The side benefit is visibility. You can see at a glance which streets got serviced, which neighborhoods are filling up, and where the business is actually growing. When it's just you, you don't need any of this. The moment there are two of you, you need all of it.

The customer relationship will catch you out if you're not careful

Customers who signed up because of you expect to deal with you. When a new hire shows up and starts answering texts, handling booking questions, and chatting at the curb, something subtle shifts. Some customers love it. Some quietly feel downgraded.

The fix is to introduce the new hire on purpose, not by accident. A short note to the relevant houses a week before their first run. A real introduction at the curb. A line on your booking page so customers know who they're likely to see. It sounds small. It changes the entire tone of the handover.

After that, split the communication cleanly. The new hire handles the day to day on their streets. You handle the bigger conversations, the pricing questions, anything that touches the relationship with the business. Don't hand all your customer messages off on day one. The relationship is part of the product, and customers want to feel like the owner is still around even when they're not the one running the rig that week.

Your first hire decides every hire after it

There is one more thing operators rarely realize until it's too late. The standard you set with your first hire becomes the ceiling for every hire after it.

If your first hire runs a rushed route and the customers accept it, that's now the bar.
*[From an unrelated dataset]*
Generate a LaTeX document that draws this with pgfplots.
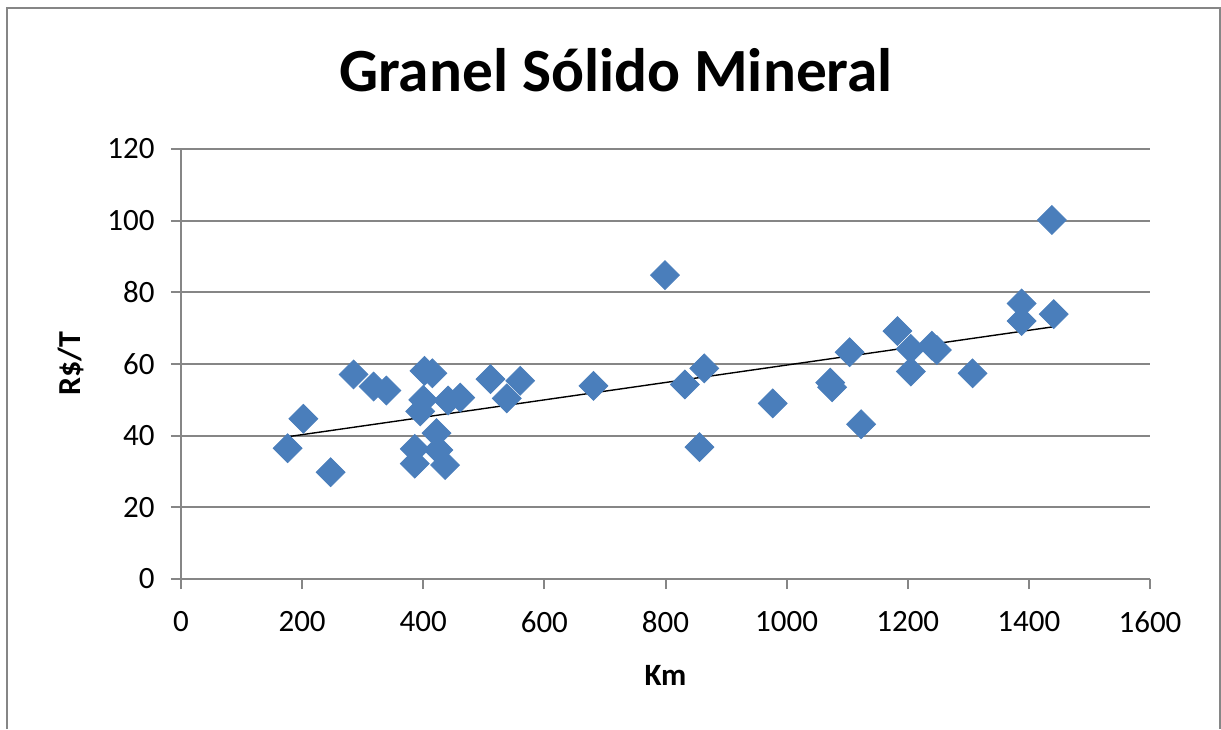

You'll never get above it with the next hire, because your business has been reset around what "a good clean" looks like, and it's dropped. If your first hire cleans to the same standard you do, that's the bar, and every hire after has to clear it.

This is why the first one is worth over-investing in. You don't need to hire the cheapest. You don't need to hire the person who can start tomorrow. You need to hire someone you'd be willing to compare your own work to, and then train them up to the point where the comparison is fair. Everything downstream of that is easier.

The bottom line

Hiring your first employee is the moment a trash can cleaning business stops being you and becomes a proper operation. Done badly, it's how good businesses go backward. Done properly, it's the move that turns a full route into actual growth.

Write down how you clean before you hire anyone. Interview for the customer side as much as the cleaning side. Start the new hire small, defined, and boring. Ride along, lead, solo, in that order. Pay them properly and let the software track it so nobody ends up resenting a month-end conversation. Introduce them to customers on purpose. Keep the owner relationship alive even when you're not the one on the route every week.

Get the first one right and the second one is three times easier. Get it wrong and you'll spend a year cleaning up what should have taken six weeks to set up in the first place.

You built a business people trust to keep their street clean. The whole point of scaling it is that more houses get the thing that made it work. A good first hire is how that happens. A bad one is how the business you've built gets quietly handed over to someone who was never going to run it the way you do.

Take the time. Hire the standard, not the availability. The rest of the business you're about to build depends on it.